# Labs mf3rs2 m / yuxin Little magic m / gts2 m / yj mgc



## Gumpa (May 27, 2018)

I'm a new cuber. Unfortunately I got a Rubik's one... So now I want to buy some good magnetic puzzle. My (current) options are: 
1. Cubicle Labs msfrs2 m 
2. Yuxin Little Magic M 
3. MoYu Weilong gts 2 m 
4. Yj mgc

Can you please help me choose? Not sure what I should pick (up to around 30$)


----------



## abcs9 (May 27, 2018)

Mf3 by far


----------



## Duncan Bannon (May 27, 2018)

Lab Mf3rs2 M or GTS2M


----------



## Keith Maben (Jun 30, 2018)

I have used the handy MF3RS2M for 6 months, and went from sub 30 to sub 13 with it. It is abslutely PHENOMENAL!! So soft, silky, and smooth!The GTS2M from Moyu is good, but had light magnets that don't do much. It fells like the MF3RS2M, but less stable. The Little Magic M is way too unstable and is slippery on the outside. DO NOT GET IT. The MGC is good, but the MFRS2M is on another league. The MF3RS2M, is, in myu opinion, better than the GTS2M, Valk, Valk power M, SM, and is almost as good as my Polymer Coated GTS2M. hope this help!


----------



## _zoux (Jul 1, 2018)

here's the list from worst to best in my opinion:
YLM
MF3
MGC/GTS
Don't buy little magic, it's just an overhyped piece of crap, MF3 is good, but i prefer MGC and GTS more.


----------



## cuber314159 (Jul 1, 2018)

I have recently switched to the yuxin haunglong 3x3 and i assume most people will prefer the magnetic version of that, I haven't tried the MF3RS2 M much but some people are likely to enjoy it. But at your stage you should get whatever cube will make you practice the most.

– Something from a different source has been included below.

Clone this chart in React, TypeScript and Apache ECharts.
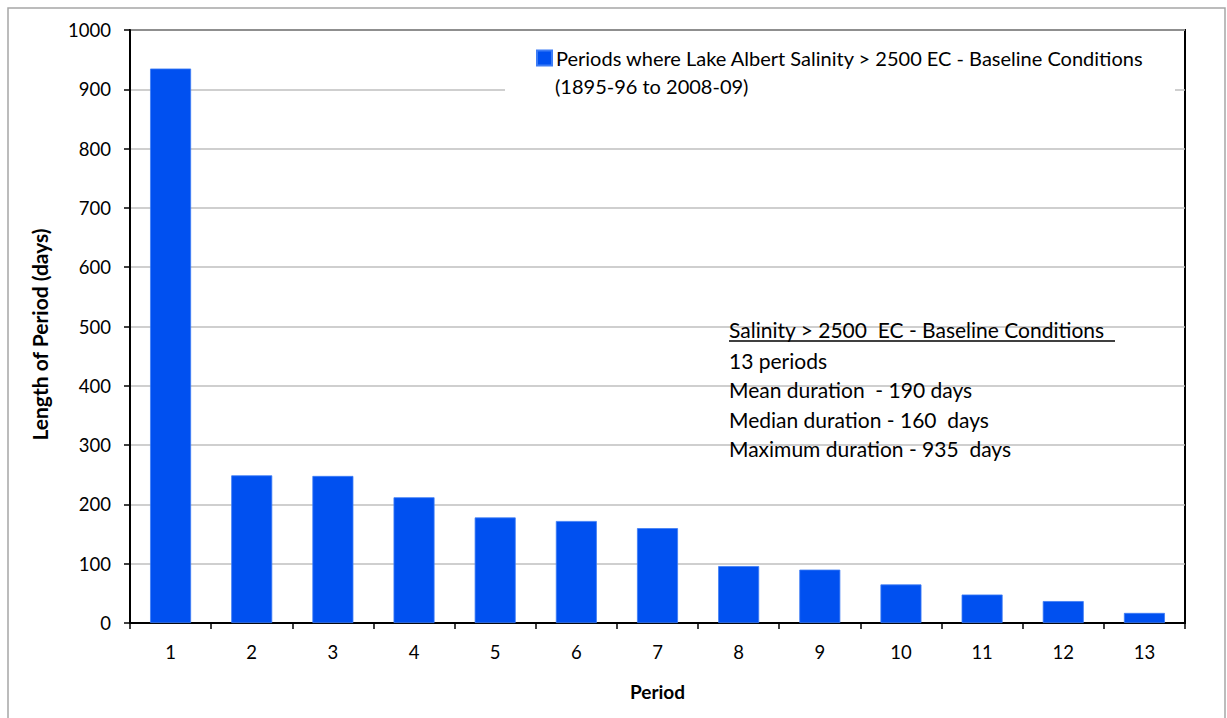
import React, { useEffect, useRef } from "react";
import * as echarts from "echarts";

const periods = ["1", "2", "3", "4", "5", "6", "7", "8", "9", "10", "11", "12", "13"];
const lengths = [935, 249, 248, 212, 178, 172, 160, 96, 90, 65, 48, 37, 17];
const seriesName = "Periods where Lake Albert Salinity > 2500 EC - Baseline Conditions";
const legendLine2 = "(1895-96 to 2008-09)";
const noteTitle = "Salinity > 2500  EC - Baseline Conditions";
const noteLines = [
  "13 periods",
  "Mean duration  - 190 days",
  "Median duration - 160  days",
  "Maximum duration - 935  days",
];

const FONT = "Lato, 'Open Sans', sans-serif";

export default function App() {
  const ref = useRef<HTMLDivElement>(null);
  useEffect(() => {
    if (!ref.current) return;
    const chart = echarts.init(ref.current, undefined, { renderer: "svg" });
    const noteGraphics: any[] = noteLines.map((t, i) => ({
      type: "text",
      x: 729,
      y: 360 + i * 29.5,
      z: 10,
      style: { text: t, fontFamily: FONT, fontSize: 21, fill: "#000", textVerticalAlign: "middle" },
    }));
    chart.setOption({
      animation: false,
      backgroundColor: "#fff",
      textStyle: { fontFamily: FONT },
      grid: {
        left: 130,
        right: 42,
        top: 30,
        bottom: 95,
        show: true,
        borderColor: "#000",
        borderWidth: 2,
        backgroundColor: "transparent",
      },
      legend: {
        left: 536,
        top: 48,
        padding: 0,
        itemWidth: 15,
        itemHeight: 15,
        itemGap: 10,
        icon: "rect",
        textStyle: { fontFamily: FONT, fontSize: 20, color: "#000", padding: [0, 0, 0, -1] },
        data: [seriesName],
        z: 10,
      },
      xAxis: {
        type: "category",
        data: periods,
        name: "Period",
        nameLocation: "middle",
        nameGap: 59,
        nameTextStyle: { fontFamily: FONT, fontSize: 19, fontWeight: "bold", color: "#000" },
        axisLine: { lineStyle: { color: "#000", width: 2 } },
        axisTick: { show: true, length: 6, lineStyle: { color: "#000", width: 1.5 } },
        axisLabel: { fontFamily: FONT, fontSize: 18.5, color: "#000", margin: 19 },
      },
      yAxis: {
        type: "value",
        min: 0,
        max: 1000,
        interval: 100,
        name: "Length of Period (days)",
        nameLocation: "middle",
        nameGap: 80,
        nameTextStyle: { fontFamily: FONT, fontSize: 21, fontWeight: "bold", color: "#000", padding: [0, 0, 0, -16] },
        axisLine: { show: true, lineStyle: { color: "#000", width: 2 } },
        axisTick: { show: true, length: 6, lineStyle: { color: "#000", width: 1.5 } },
        axisLabel: {
          fontFamily: FONT,
          fontSize: 18.5,
          color: "#000",
          margin: 19,
          formatter: (v: number) => String(v),
        },
        splitLine: { show: true, lineStyle: { color: "#bfbfbf", width: 1.5 } },
      },
      series: [
        {
          name: seriesName,
          type: "bar",
          data: lengths,
          barWidth: 41,
          itemStyle: { color: "#0050f0", borderColor: "#3d7cf5", borderWidth: 0.8 },
        },
      ],
      graphic: [
        {
          type: "rect",
          z: 1,
          shape: { x: 505, y: 42, width: 670, height: 58 },
          style: { fill: "#fff" },
        },
        {
          type: "text",
          x: 555,
          y: 86,
          z: 10,
          style: { text: legendLine2, fontFamily: FONT, fontSize: 20, fill: "#000", textVerticalAlign: "middle" },
        },
        {
          type: "text",
          x: 729,
          y: 329,
          z: 10,
          style: { text: noteTitle, fontFamily: FONT, fontSize: 21, fill: "#000", textVerticalAlign: "middle" },
        },
        {
          type: "line",
          z: 10,
          shape: { x1: 729, y1: 341, x2: 1115, y2: 341 },
          style: { stroke: "#000", lineWidth: 1.5 },
        },
        ...noteGraphics,
        {
          type: "rect",
          z: 10,
          shape: { x: 8, y: 8, width: 1217, height: 740 },
          style: { fill: "none", stroke: "#a6a6a6", lineWidth: 1.5 },
        },
      ],
    });
    return () => chart.dispose();
  }, []);
  return (
    <div
      ref={ref}
      style={{ position: "absolute", left: 0, top: 0, width: 1227, height: 718 }}
    />
  );
}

Please stop shortening the MF3RS2 M to mf3, the mf3 is a horrendous cube that turns badly and has hardly any corner cutting.


----------



## Fukuoka Kengo James (Mar 28, 2019)

Yuxin little magic m has long been my main, and I want to get a new 3x3. Which one should I get, mf3rs2m or mf3s3m? or yj yulong v2m?


----------